Конечно, было бы интересно узнать, как Чубайс разделяет инновационную экономику и производство? Но это может увести нас в топкое болото квазиэкономической риторики, в которой Чубайсу нет равных. Между тем общество действительно истосковалось по высоким технологиям, а не по высоким словам («инновационное развитие», «стратегия научно-технологического развития»…). Так, например, влияние биотехнологий, как и всех новейших технологий в целом, 82% респондентов оценивали положительно и только 10% – отрицательно. Но вот уровень развития новейших технологий в России 42% опрошенных считали низким, 40% – удовлетворительным и только 6% – высоким (1026 участников опроса в Московском регионе, 1998 год; Попова Т.Е., Попова Е.В. Биотехнология и социум. – М., 2000).
Не случайно один из самых авторитетных историков экономики и технологий Джоэль Мокир настаивает: «Выводы экономической истории необходимо сопоставить с фактами и их изложением в истории науки и техники». Для России эти факты таковы.
В первой четверти XVIII века в России выпускалось беспрецедентно много технической литературы. В общем объеме книжной продукции ее доля достигала 23% (если учитывать только книги гражданской печати). Таких показателей никогда больше в дореволюционной России не было достигнуто! И здесь нельзя не согласиться с известным советским книговедом Ароном Черняком: «Одна из закономерностей развития технической книги – соответствие тематики и содержания книг уровню развития науки и техники, общественным потребностям».
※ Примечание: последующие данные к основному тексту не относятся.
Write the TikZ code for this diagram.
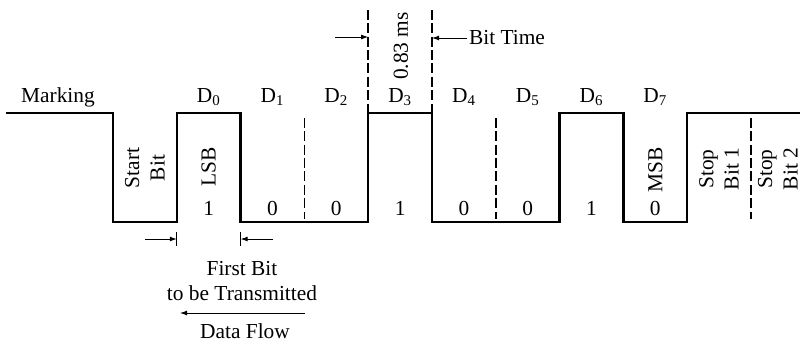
\documentclass[tikz,border=0pt]{standalone}
\usepackage{fontspec}
\setmainfont{Liberation Serif}
\usetikzlibrary{arrows.meta,calc}
\tikzset{
  wave/.style={line width=1.7pt, line join=miter},
  bitdash/.style={line width=1.1pt, dash pattern=on 7pt off 2.5pt},
  thinarrow/.style={-{Latex[length=5pt,width=3.5pt]}, line width=0.6pt},
  tick/.style={line width=0.8pt},
  sidelabel/.style={rotate=90, align=center, inner sep=0.5pt},
  txt/.style={inner sep=1pt},
}
\def\bw{63.8}

\begin{document}
\begin{tikzpicture}[x=0.025cm, y=-0.025cm, font=\fontsize{15.2}{18}\selectfont]
  \useasboundingbox (0,0) rectangle (802,342);

  % Bit edges
  \foreach \i in {0,...,10} {
    \coordinate (hi\i) at ({113+\i*\bw},113);
    \coordinate (lo\i) at ({113+\i*\bw},222);
    \coordinate (c\i) at ({113+(\i+0.5)*\bw},0);
  }
  \coordinate (mark) at (6,113);
  \coordinate (idle) at (800,113);

  % Waveform
  \draw[wave] (mark) -- (hi0) -- (lo0) -- (lo1) -- (hi1) -- (hi2) -- (lo2)
    -- (lo4) -- (hi4) -- (hi5) -- (lo5) -- (lo7) -- (hi7) -- (hi8) -- (lo8)
    -- (lo9) -- (hi9) -- (idle);

  % Bit boundaries
  \foreach \i in {3,6,10}
    \draw[bitdash] ($(hi\i)+(0,5)$) -- ($(lo\i)+(0,-3)$);
  \foreach \i in {4,5}
    \draw[bitdash] ($(hi\i)+(0,-103)$) -- (hi\i);

  % Labels
  \node[txt] (marking) at (58,97) {Marking};
  \foreach \i in {0,...,7} {
    \node[txt] (d\i) at ($(c\i)+(\bw,97)$) {D\textsubscript{\i}};
  }
  \foreach \v [count=\i] in {1,0,0,1,0,0,1,0}
    \node[txt] (v\i) at ($(c\i)+(0,208)$) {\v};
  \node[sidelabel] (start) at ($(c0)+(0,168)$) {Start\\Bit};
  \node[sidelabel] (lsb) at ($(c1)+(0,167)$) {LSB};
  \node[sidelabel] (msb) at ($(c8)+(0,170)$) {MSB};
  \node[sidelabel] (stop1) at ($(c9)+(0,169)$) {Stop\\Bit 1};
  \node[sidelabel] (stop2) at ($(c10)+(-5,169)$) {Stop\\Bit 2};

  % Bit time
  \node[sidelabel] (period) at (401,46) {0.83 ms};
  \node[txt] (bittime) at (507,38) {Bit Time};
  \coordinate (pl) at (335,37);
  \draw[thinarrow] (pl) -- (pl -| hi4);
  \draw[thinarrow] (bittime.west) -- (bittime.west -| hi5);

  % First bit
  \coordinate (fl) at (145,239);
  \coordinate (fr) at (273,239);
  \draw[tick] ($(fl -| hi1)+(0,-7)$) -- ($(fl -| hi1)+(0,7)$);
  \draw[tick] ($(fr -| hi2)+(0,-7)$) -- ($(fr -| hi2)+(0,7)$);
  \draw[thinarrow] (fl) -- (fl -| hi1);
  \draw[thinarrow] (fr) -- (fr -| hi2);
  \node[txt, align=center] (first) at (242,281) {First Bit\\to be Transmitted};

  % Data flow
  \node[txt] (flow) at (245,331) {Data Flow};
  \coordinate (flowr) at (305,313);
  \coordinate (flowl) at (180,313);
  \draw[thinarrow] (flowr) -- (flowl);
\end{tikzpicture}
\end{document}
Действительно, за время правления Петра I было построено более 200 промышленных предприятий (от пороховых и оружейных заводов до шпалерных фабрик), в том числе около 70 металлургических заводов. Закономерно, что в 1725 году экспорт русского железа превысил 55 тыс. пудов; в одну только Англию в 1716 году было вывезено 2200 пудов. Для сравнения: по расчетам академика С.Г. Струмилина, к началу XVIII века русская металлургия давала не более 150 тыс. т чугуна в год.
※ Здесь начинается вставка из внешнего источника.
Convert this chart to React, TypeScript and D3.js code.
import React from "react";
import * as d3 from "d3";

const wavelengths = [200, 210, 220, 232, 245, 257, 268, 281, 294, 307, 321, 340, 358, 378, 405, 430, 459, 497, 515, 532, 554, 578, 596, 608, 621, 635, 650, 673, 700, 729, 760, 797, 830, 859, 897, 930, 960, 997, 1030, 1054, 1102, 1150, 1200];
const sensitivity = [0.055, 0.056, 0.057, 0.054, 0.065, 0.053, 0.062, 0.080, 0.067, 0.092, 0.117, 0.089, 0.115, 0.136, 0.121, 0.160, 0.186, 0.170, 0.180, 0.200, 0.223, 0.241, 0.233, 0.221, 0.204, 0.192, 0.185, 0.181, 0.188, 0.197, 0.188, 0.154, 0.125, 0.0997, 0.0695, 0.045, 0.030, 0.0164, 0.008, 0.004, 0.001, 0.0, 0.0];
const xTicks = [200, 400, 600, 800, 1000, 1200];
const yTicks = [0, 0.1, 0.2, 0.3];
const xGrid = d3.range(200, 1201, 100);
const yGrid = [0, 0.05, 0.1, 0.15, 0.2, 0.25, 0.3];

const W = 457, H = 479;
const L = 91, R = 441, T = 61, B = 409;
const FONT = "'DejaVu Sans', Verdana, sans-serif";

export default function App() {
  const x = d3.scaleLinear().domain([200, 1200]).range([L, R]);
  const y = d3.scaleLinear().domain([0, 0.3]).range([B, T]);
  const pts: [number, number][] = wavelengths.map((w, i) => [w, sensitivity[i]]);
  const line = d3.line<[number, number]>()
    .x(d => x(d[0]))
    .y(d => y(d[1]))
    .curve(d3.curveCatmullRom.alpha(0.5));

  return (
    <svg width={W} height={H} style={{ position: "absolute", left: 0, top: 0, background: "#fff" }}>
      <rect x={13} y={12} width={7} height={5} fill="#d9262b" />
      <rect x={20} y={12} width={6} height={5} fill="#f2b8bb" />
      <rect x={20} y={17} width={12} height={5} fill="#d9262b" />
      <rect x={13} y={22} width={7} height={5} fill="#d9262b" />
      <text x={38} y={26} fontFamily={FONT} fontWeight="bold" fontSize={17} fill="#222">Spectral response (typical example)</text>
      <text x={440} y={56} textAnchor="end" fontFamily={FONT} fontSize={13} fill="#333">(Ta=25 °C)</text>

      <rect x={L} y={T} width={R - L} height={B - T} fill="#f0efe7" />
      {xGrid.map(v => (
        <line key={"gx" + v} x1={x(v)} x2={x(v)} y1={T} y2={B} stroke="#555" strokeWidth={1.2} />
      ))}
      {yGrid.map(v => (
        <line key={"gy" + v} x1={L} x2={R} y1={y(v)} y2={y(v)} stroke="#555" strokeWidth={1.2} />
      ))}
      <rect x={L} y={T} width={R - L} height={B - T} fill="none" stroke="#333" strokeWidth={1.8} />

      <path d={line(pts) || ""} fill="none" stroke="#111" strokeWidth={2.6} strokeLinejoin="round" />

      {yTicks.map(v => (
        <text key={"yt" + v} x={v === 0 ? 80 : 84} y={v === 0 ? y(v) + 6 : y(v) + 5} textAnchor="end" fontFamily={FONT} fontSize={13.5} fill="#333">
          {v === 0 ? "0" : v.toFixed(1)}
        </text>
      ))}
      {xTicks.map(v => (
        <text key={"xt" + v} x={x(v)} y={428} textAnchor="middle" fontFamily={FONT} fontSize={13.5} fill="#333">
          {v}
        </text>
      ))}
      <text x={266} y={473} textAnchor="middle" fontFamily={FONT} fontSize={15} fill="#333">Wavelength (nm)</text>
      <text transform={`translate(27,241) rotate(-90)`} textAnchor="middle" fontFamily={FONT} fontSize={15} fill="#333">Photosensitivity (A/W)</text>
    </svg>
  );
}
«Тип научно-популярной книги сложился в результате возрастания роли техники, производства в общественной жизни, формирования интереса к ним достаточно широких слоев населения, – отмечает Черняк. – (В России) формирование типов производственной, справочной, научно-популярной книги завершилось к концу XIX века» (Черняк А.Я. История технической книги. – М., 1981).
С 1881 по 1896 год объем промышленного производства в России увеличился в 6,5 раза при росте численности рабочих в 5,1 раза; количество фабрик за эти 15 лет возросло на 7228, а выработка на одного рабочего – на 22%. С 1890 по 1900 год мощность паровых двигателей в промышленности России увеличилась с 125,1 тыс. л.с. до 1294,5 тыс. л.с. – на 300%! Российская империя буквально содрогалась от тяжкой поступи промышленного прогресса: сейсмическая станция в Риге фиксировала двухбалльное землетрясение, когда в Петербурге, на Ижорском заводе, второй в Европе по мощности, после крупповского в Германии, пресс усилием в 10 тыс. т гнул броневые листы.
В 1900 году из всех существовавших на тот момент предприятий России 40% были основаны в последнее десятилетие XIX века. За 10 лет (1890–1900) было проложено свыше 21 тыс. верст новых железнодорожных путей – почти столько же, сколько за все время с момента отмены крепостного права в 1861 году. Потребности одной только Транссибирской магистрали протяженностью более 6 тыс. верст потребовали увеличения продукции отечественной металлургии почти в два раза.
И как раз на этот период невиданных темпов экономического развития (любопытно, по Чубайсу: это была «инновационная экономика» или банальное «производство»?) пришелся и расцвет научной и научно-популярной литературы в России.
Почти идеальная синхронизация мощного индустриального и научно-технического развития с ростом тиражей научно-популярной литературы – эта закономерность наблюдается в странах с совершенно разным политическим устройством. Совпадения между взрывным ростом интереса к научно-популярному жанру и уровнем промышленного и научно-технического развития в тех или иных странах настолько многочисленны и очевидны, что можно, пожалуй, говорить о некоей социальной закономерности. Эта социальная закономерность находит постоянные эмпирические подтверждения и в истории нашей страны.
Так, у 58% опрошенных российская наука вызывала негативные ассоциации. (Исследование проводилось в 1998 году центром «Истина», в нем участвовали 209 студентов старших курсов пяти московских вузов технического, естественного и гуманитарного профиля.) Спустя 17 лет очень близкие результаты дает и мониторинг инновационного поведения населения. Все это означает, что в современном российском обществе отрицательное или в лучшем случае настороженное отношение к науке, по-видимому, становится нормой именно в периоды промышленных спадов.